Exercise prompt:
Reproduce exactly the lines starting at the line that contains "Reproduce this chart with matplotlib." and ending at the line that contains "plt.rcParams['font.family'] = ['Liberation". Omit pictures.
Start Task inputs
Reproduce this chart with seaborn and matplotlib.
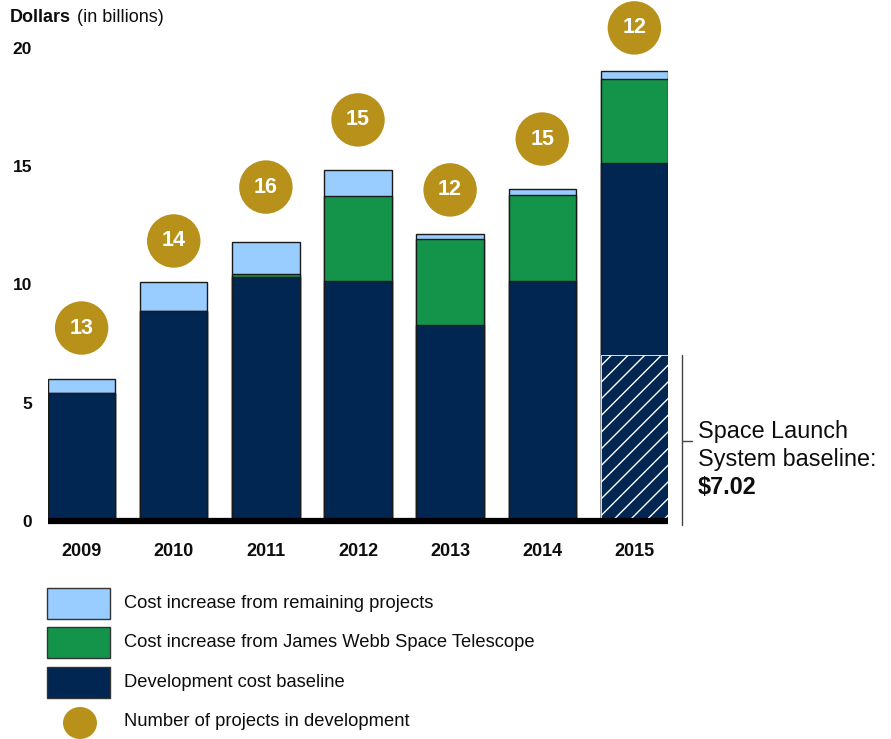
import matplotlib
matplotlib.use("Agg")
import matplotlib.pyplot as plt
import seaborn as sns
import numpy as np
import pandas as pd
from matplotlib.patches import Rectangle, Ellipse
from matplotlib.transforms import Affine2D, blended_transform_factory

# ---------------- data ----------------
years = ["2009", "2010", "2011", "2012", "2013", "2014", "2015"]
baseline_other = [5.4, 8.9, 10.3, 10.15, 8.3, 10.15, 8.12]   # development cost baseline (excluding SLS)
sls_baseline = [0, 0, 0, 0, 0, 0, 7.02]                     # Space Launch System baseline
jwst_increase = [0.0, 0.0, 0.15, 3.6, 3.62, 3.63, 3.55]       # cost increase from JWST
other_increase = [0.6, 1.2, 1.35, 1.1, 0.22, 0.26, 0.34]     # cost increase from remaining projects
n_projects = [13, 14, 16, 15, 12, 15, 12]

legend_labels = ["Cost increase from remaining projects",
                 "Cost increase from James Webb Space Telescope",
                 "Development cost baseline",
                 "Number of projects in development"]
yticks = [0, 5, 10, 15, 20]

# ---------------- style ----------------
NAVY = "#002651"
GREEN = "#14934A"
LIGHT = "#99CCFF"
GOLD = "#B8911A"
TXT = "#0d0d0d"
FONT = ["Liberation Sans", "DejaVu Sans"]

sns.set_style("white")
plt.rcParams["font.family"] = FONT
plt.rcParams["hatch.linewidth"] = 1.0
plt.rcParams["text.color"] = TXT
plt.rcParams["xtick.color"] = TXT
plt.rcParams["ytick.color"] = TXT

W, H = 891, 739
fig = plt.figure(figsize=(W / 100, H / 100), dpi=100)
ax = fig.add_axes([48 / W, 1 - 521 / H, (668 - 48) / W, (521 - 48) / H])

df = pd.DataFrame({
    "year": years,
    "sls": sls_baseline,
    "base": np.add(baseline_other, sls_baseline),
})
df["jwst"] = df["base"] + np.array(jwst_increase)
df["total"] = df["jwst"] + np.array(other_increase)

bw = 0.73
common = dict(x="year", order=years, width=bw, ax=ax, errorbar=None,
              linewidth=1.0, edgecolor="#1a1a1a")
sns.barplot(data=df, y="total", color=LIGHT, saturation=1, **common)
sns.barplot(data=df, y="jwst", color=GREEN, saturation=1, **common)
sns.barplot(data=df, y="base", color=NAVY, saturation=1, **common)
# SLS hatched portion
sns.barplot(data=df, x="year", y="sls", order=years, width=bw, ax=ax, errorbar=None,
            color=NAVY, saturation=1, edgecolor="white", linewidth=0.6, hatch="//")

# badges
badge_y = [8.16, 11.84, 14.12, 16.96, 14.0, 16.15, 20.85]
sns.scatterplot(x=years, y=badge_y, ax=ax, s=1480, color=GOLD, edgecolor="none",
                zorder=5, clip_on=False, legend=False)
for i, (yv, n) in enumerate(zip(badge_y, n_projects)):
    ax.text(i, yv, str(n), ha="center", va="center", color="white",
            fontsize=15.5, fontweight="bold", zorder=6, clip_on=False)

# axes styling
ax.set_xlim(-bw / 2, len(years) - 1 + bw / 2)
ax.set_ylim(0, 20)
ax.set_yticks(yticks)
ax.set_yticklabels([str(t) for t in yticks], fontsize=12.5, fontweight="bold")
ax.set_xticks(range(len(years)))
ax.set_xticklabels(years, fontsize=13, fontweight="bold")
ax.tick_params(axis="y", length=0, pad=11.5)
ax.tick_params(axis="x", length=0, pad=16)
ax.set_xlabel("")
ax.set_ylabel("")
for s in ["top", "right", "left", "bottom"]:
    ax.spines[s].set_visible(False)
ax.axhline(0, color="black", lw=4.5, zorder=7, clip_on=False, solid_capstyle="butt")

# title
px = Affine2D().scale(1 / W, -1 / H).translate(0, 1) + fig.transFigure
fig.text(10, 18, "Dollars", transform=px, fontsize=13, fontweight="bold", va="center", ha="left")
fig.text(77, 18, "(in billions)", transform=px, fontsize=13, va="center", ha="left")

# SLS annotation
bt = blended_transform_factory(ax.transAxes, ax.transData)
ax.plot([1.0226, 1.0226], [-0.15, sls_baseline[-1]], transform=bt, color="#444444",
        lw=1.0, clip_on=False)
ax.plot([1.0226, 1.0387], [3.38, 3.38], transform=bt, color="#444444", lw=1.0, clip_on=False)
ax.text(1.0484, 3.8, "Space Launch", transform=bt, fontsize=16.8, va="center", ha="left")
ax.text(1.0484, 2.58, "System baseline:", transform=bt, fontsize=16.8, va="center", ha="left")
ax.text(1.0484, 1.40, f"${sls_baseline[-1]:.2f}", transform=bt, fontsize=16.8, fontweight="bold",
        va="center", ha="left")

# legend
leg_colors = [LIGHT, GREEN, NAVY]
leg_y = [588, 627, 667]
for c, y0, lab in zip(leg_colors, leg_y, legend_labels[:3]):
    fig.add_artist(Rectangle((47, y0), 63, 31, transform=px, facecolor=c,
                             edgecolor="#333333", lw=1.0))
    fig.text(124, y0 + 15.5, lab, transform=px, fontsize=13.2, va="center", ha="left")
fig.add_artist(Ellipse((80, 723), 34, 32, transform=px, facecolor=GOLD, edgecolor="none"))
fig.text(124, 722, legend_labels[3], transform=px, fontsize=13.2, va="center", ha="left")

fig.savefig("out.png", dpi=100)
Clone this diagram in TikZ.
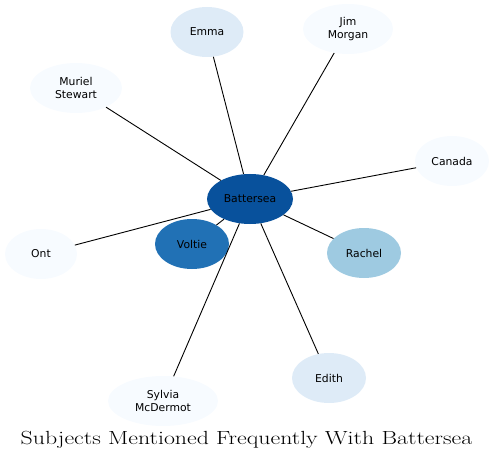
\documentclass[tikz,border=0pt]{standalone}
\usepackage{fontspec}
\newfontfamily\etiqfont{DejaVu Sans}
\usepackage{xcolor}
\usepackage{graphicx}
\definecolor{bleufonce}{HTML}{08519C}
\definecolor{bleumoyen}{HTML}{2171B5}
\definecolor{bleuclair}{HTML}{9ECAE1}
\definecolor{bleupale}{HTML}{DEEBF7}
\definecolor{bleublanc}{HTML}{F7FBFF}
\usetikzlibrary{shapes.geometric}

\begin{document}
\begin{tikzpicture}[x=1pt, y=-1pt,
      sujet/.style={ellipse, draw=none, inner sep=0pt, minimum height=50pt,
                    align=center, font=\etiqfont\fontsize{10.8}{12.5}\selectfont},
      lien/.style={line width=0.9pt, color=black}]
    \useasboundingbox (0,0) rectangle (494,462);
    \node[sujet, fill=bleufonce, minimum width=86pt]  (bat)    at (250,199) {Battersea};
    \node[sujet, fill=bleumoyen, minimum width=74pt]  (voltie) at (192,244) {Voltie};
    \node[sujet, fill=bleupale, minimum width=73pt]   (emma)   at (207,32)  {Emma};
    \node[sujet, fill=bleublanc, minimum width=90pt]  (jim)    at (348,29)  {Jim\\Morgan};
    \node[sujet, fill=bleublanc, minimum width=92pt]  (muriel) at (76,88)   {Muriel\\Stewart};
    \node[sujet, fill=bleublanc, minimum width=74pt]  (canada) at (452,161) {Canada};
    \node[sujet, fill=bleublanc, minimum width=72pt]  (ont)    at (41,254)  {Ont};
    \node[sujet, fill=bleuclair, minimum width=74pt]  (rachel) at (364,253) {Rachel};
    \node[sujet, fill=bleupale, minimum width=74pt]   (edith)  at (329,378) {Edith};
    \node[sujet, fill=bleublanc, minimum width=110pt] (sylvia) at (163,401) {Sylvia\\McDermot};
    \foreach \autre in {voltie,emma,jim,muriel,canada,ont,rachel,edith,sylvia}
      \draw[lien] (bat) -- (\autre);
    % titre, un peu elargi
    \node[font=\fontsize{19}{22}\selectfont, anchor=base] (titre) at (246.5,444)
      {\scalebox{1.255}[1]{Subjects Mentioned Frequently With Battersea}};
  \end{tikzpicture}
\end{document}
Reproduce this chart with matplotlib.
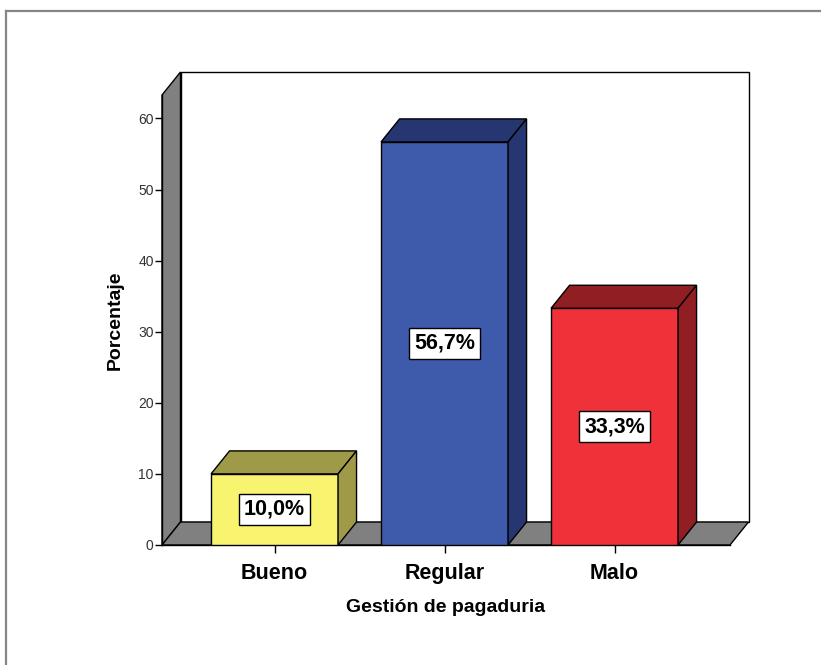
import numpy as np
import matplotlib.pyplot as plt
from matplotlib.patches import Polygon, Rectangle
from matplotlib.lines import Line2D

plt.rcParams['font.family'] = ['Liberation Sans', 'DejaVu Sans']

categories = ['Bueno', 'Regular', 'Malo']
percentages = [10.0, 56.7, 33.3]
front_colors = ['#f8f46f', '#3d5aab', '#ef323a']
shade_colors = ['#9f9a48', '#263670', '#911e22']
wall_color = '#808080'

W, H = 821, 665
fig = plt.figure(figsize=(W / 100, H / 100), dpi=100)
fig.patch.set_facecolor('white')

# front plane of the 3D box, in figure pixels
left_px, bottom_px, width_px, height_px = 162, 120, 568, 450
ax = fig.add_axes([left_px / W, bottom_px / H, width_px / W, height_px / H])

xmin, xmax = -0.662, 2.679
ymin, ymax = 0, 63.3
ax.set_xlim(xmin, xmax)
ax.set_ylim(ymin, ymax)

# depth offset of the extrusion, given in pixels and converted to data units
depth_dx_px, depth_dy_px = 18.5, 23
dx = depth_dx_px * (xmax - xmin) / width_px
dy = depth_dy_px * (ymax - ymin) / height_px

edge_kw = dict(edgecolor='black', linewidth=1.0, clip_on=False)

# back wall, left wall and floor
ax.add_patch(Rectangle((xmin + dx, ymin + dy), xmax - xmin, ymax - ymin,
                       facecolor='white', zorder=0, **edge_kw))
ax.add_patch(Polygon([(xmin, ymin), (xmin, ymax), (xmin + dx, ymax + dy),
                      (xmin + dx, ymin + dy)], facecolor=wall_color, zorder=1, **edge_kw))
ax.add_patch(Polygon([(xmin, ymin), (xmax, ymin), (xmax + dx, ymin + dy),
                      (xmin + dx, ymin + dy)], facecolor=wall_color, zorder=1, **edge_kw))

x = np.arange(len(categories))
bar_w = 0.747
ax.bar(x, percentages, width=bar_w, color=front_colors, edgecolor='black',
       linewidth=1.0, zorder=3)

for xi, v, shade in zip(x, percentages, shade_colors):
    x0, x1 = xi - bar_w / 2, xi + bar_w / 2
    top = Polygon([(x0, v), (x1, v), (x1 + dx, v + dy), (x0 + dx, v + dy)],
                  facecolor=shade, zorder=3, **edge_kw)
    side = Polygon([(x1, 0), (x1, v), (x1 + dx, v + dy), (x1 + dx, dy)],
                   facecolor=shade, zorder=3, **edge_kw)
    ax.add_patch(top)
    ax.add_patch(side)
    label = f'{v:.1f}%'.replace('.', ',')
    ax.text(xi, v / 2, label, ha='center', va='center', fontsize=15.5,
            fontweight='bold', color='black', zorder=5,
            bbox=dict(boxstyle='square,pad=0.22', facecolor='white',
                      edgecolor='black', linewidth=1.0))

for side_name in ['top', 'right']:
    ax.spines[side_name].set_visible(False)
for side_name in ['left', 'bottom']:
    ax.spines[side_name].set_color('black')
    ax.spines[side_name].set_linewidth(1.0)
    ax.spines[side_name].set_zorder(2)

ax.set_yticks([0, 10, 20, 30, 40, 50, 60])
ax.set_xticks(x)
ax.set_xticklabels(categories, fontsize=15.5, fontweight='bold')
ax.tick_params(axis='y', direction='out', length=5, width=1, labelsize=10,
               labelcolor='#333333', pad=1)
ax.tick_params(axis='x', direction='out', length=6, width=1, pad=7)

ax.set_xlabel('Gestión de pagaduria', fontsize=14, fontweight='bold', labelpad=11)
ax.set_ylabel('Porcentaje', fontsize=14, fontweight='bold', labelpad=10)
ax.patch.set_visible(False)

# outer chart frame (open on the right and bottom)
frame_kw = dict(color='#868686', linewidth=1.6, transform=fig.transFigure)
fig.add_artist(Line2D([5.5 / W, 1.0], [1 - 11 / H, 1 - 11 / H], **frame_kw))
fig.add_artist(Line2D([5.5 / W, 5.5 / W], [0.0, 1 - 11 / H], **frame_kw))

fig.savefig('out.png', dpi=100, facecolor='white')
End Task inputs
Correct answer:
Reproduce this chart with matplotlib.
import numpy as np
import matplotlib.pyplot as plt
from matplotlib.patches import Polygon, Rectangle
from matplotlib.lines import Line2D

plt.rcParams['font.family'] = ['Liberation Sans', 'DejaVu Sans']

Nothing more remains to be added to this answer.